Welp.
Stonewall tried to suppress early warnings to schools about the shaky evidence base for medical transitions for children, The Times can reveal.
Not just ignore; not just dispute; not just dismiss; suppress.
Speaking for the first time since the publication of the Cass review, Baroness Hunt of Bethnal Green insisted that Stonewall had always supported calls for evidence-based medicine during her leadership from 2014 to 2019.
That buzzing you hear? That’s gender-critical types exclaiming “Like hell it did!!”
However, when campaigners sent out resource packs to schools in 2018 warning teachers that there was little medical evidence to support puberty blockers and cross-sex hormones, Stonewall sought to have them removed from schools.
The evidence-led approach advocated by the resource pack was sent out to thousands of schools by the pressure group Transgender Trend in February 2018. Much of its content has since been upheld by Dr Hilary Cass in her landmark review.
The pressure group Stonewall has some explaining to do.
The resource pack warned about autism and mental health issues, and the sudden spike in girls joining the gender mania.
It advised them to be cautious if supporting a pupil’s social transition, pointing out that “very few come off the path of increasingly invasive medical treatments once they start” and reminded them of their safeguarding and legal responsibilities. It also advised school leaders to resist offers by external activist organisations to “mentor” children in this complex area.
Advised them to be cautious! How scandalous! Obviously it’s the right thing to be reckless and in a great big hurry to persuade children to ruin their bodies and futures.
In response, Stonewall Scotland told its tens of thousands of followers on Twitter/X: “We, in the strongest possible terms, denounce and condemn this publication. If it lands on your desk, do the right thing: shred it.”

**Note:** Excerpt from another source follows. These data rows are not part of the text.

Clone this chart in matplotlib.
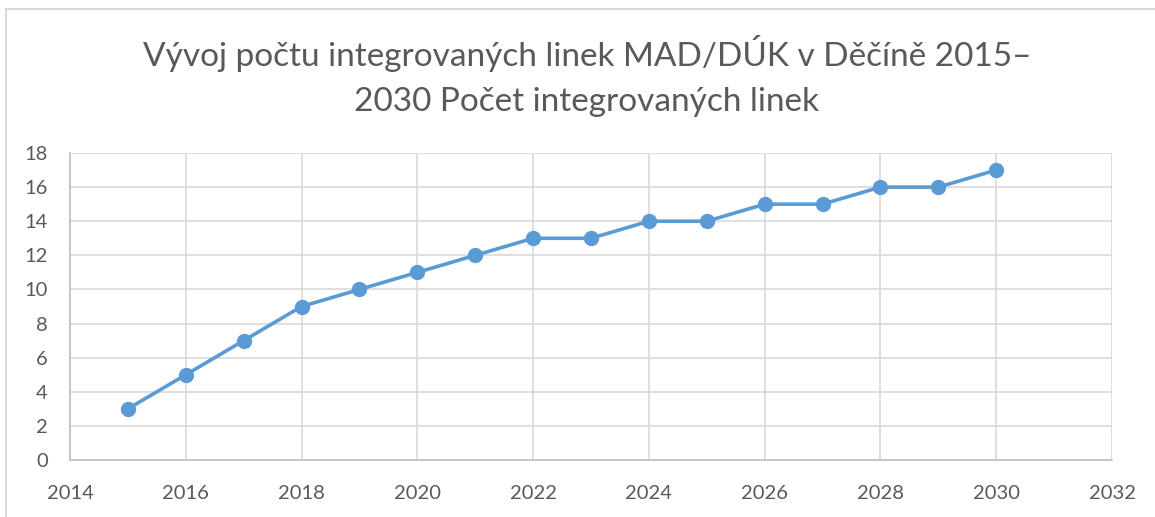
import matplotlib.pyplot as plt
from matplotlib.patches import Rectangle

# data
years = [2015, 2016, 2017, 2018, 2019, 2020, 2021, 2022,
         2023, 2024, 2025, 2026, 2027, 2028, 2029, 2030]
lines_count = [3, 5, 7, 9, 10, 11, 12, 13, 13, 14, 14, 15, 15, 16, 16, 17]
x_ticks = [2014, 2016, 2018, 2020, 2022, 2024, 2026, 2028, 2030, 2032]
y_ticks = [0, 2, 4, 6, 8, 10, 12, 14, 16, 18]
title = "Vývoj počtu integrovaných linek MAD/DÚK v Děčíně 2015–\n2030 Počet integrovaných linek"

plt.rcParams['font.family'] = ['Lato', 'DejaVu Sans']

W, H = 1155, 517
fig = plt.figure(figsize=(W / 100, H / 100), dpi=100)

# chart area border (only left/top visible in the crop)
fig.patches.append(Rectangle((6 / W, -0.1), 1.2, 1 - 8.5 / H + 0.1,
                             transform=fig.transFigure, fill=False,
                             edgecolor='#d9d9d9', linewidth=1.5))

ax = fig.add_axes([70 / W, (H - 460) / H, (1112 - 70) / W, (460 - 153) / H])

ax.plot(years, lines_count, color='#5b9bd5', linewidth=2.6,
        marker='o', markersize=10, markerfacecolor='#5b9bd5',
        markeredgecolor='#5b9bd5', zorder=3)

ax.set_xlim(2014, 2032)
ax.set_ylim(0, 18)
ax.set_xticks(x_ticks)
ax.set_yticks(y_ticks)
ax.grid(True, color='#d9d9d9', linewidth=1.2)
ax.set_axisbelow(True)

for side in ['top', 'right']:
    ax.spines[side].set_visible(False)
for side in ['left', 'bottom']:
    ax.spines[side].set_color('#bfbfbf')
    ax.spines[side].set_linewidth(1.2)

ax.tick_params(length=0, labelsize=14.5, labelcolor='#595959')
ax.tick_params(axis='x', pad=18)
ax.tick_params(axis='y', pad=16)

fig.text(587 / W, 1 - 76 / H, title, ha='center', va='center',
         fontsize=24, color='#595959', linespacing=1.65)

fig.savefig('out.png', dpi=100)
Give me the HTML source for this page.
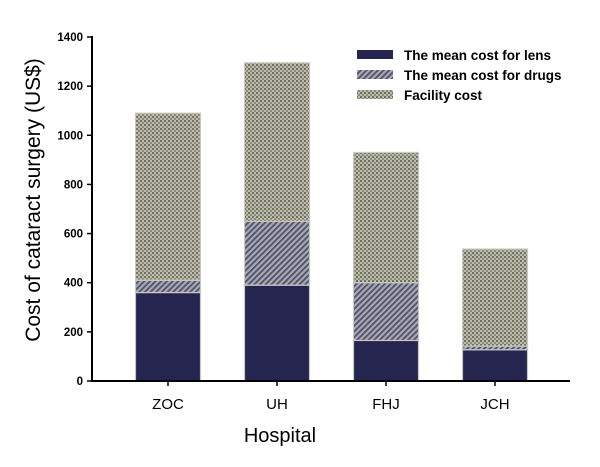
<!DOCTYPE html>
<html><head><meta charset="utf-8"><style>
body{margin:0;background:#fff}
svg{display:block}
text{font-family:"Liberation Sans",Arial,sans-serif}
</style></head><body>
<svg id="chart" width="600" height="467">
<defs>
<pattern id="dots" width="4" height="4" patternUnits="userSpaceOnUse">
<rect width="4" height="4" fill="#bcbcac"/>
<rect x="0" y="0" width="2" height="2" fill="#707060"/>
<rect x="2" y="2" width="2" height="2" fill="#8a8a78"/>
</pattern>
<pattern id="hatch" width="4" height="4" patternUnits="userSpaceOnUse" patternTransform="rotate(45)">
<rect width="4" height="4" fill="#a8a8b4"/>
<rect width="1.8" height="4" fill="#50506a"/>
</pattern>
</defs>
<g id="bars"></g>
<g id="axes"></g>
<text transform="translate(40,200) rotate(-90)" text-anchor="middle" font-size="21" fill="#000">Cost of cataract surgery (US$)</text>
<text x="280" y="442" text-anchor="middle" font-size="20" fill="#000">Hospital</text>
<g>
<rect x="357" y="50" width="36" height="9" fill="#252550"/>
<text x="404" y="60" font-size="13.5" font-weight="bold">The mean cost for lens</text>
<rect x="357" y="70" width="36" height="9" fill="url(#hatch)"/>
<text x="404" y="80" font-size="13.5" font-weight="bold">The mean cost for drugs</text>
<rect x="357" y="90" width="36" height="9" fill="url(#dots)"/>
<text x="404" y="100" font-size="13.5" font-weight="bold">Facility cost</text>
</g>
</svg>
<script>
const categories=["ZOC","UH","FHJ","JCH"];
const lensCost=[360,390,165,127];
const drugCost=[50,260,235,15];
const facilityCost=[680,645,530,395];
const yTicks=[0,200,400,600,800,1000,1200,1400];
const NS="http://www.w3.org/2000/svg";
const x0=92,y0=381,yTop=37,yMax=1400;
const y=v=>y0-(v/yMax)*(y0-yTop);
const step=109,first=168,bw=65;
const xc=i=>first+i*step;
function mk(tag,attrs,parent){const e=document.createElementNS(NS,tag);for(const k in attrs)e.setAttribute(k,attrs[k]);parent.appendChild(e);return e;}
const bars=document.getElementById('bars');
const series=[[lensCost,"#252550","lens"],[drugCost,"url(#hatch)","drugs"],[facilityCost,"url(#dots)","facility"]];
categories.forEach((c,i)=>{
 let base=0;
 series.forEach(([arr,fill,nm])=>{
  const v=arr[i];
  const r=mk('rect',{x:xc(i)-bw/2,y:y(base+v),width:bw,height:y(base)-y(base+v),fill:fill,stroke:"#c8c8c0","stroke-width":1.2},bars);
  
  
  base+=v;
 });
});
const ax=document.getElementById('axes');
const yl=mk('line',{x1:x0,y1:yTop-1,x2:x0,y2:y0+1,stroke:"#000","stroke-width":2},ax);


const xl=mk('line',{x1:x0-1,y1:y0,x2:570,y2:y0,stroke:"#000","stroke-width":2},ax);


yTicks.forEach(t=>{
 mk('line',{x1:x0-5,y1:y(t),x2:x0,y2:y(t),stroke:"#000","stroke-width":1.5},ax);
 const tx=mk('text',{x:83,y:y(t)+4,"text-anchor":"end","font-size":"11.5","font-weight":"bold"},ax);
 tx.textContent=t;
 
 
});
categories.forEach((c,i)=>{
 mk('line',{x1:xc(i),y1:y0,x2:xc(i),y2:y0+5,stroke:"#000","stroke-width":1.5},ax);
 const tx=mk('text',{x:xc(i),y:409,"text-anchor":"middle","font-size":"15"},ax);
 tx.textContent=c;
 
 
});
</script>
</body></html>
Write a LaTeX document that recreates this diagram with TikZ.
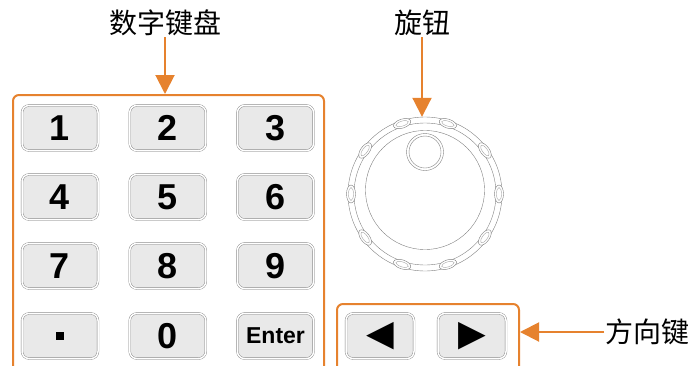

A further Stonewall statement branded the pack as “dangerous” material, “masquerading as a professional, ‘evidence-based’ advice. One thing we want every educator to be clear on is that they must have nothing to do with this deeply damaging publication.”
That’s so fascinating, because what did Stonewall think it was doing? If it’s “masquerading” to urge caution before letting children ruin their bodies, what is it to urge children to ruin their bodies? Eh? How is it that Stonewall has every right to urge children to do drastic life-altering things while others have no right to urge caution? Why did Stonewall think the default was go ahead and mess up your body, and the evil deviation was slow down and use caution before messing up your body?
Hunt, who stepped down in August 2019, has denied that her organisation suppressed debate around transgender healthcare. “If we thought it was bad guidance, and it is, we were right to tell people we thought it was bad guidance,” she said, referring to its scepticism around the concept of a “trans child”.
But you thought it was bad guidance and it isn’t. That’s the problem. Not that you thought it was bad guidance, and it is, but that you thought it was bad guidance, and it isn’t. Do you get it now? You’re the ones who put out the bad guidance. Not those other people; you.
[Hunt] denied that she had ever supported “no debate”, adding: “I’m absolutely someone who has always been working in the middle ground, trying to build consensus.”
Hunt’s critics may contrast that position with her response in October 2018 to a petition asking Stonewall to acknowledge there was a conflict around transgender rights and sex-based women’s rights. She wrote: “We do not and will not acknowledge this. Doing so would imply that we do not believe that trans people deserve the same rights as others. We will always debate issues that enable us to further equality but what we will not do is debate trans people’s right to exist.”
And there it is again, The Big Lie. There’s the implication that gender skeptics wanted genocide for trans people. There’s the sneaky malevolent lie that feminist women hope to see trans people killed. That’s her “middle ground, trying to build consensus.”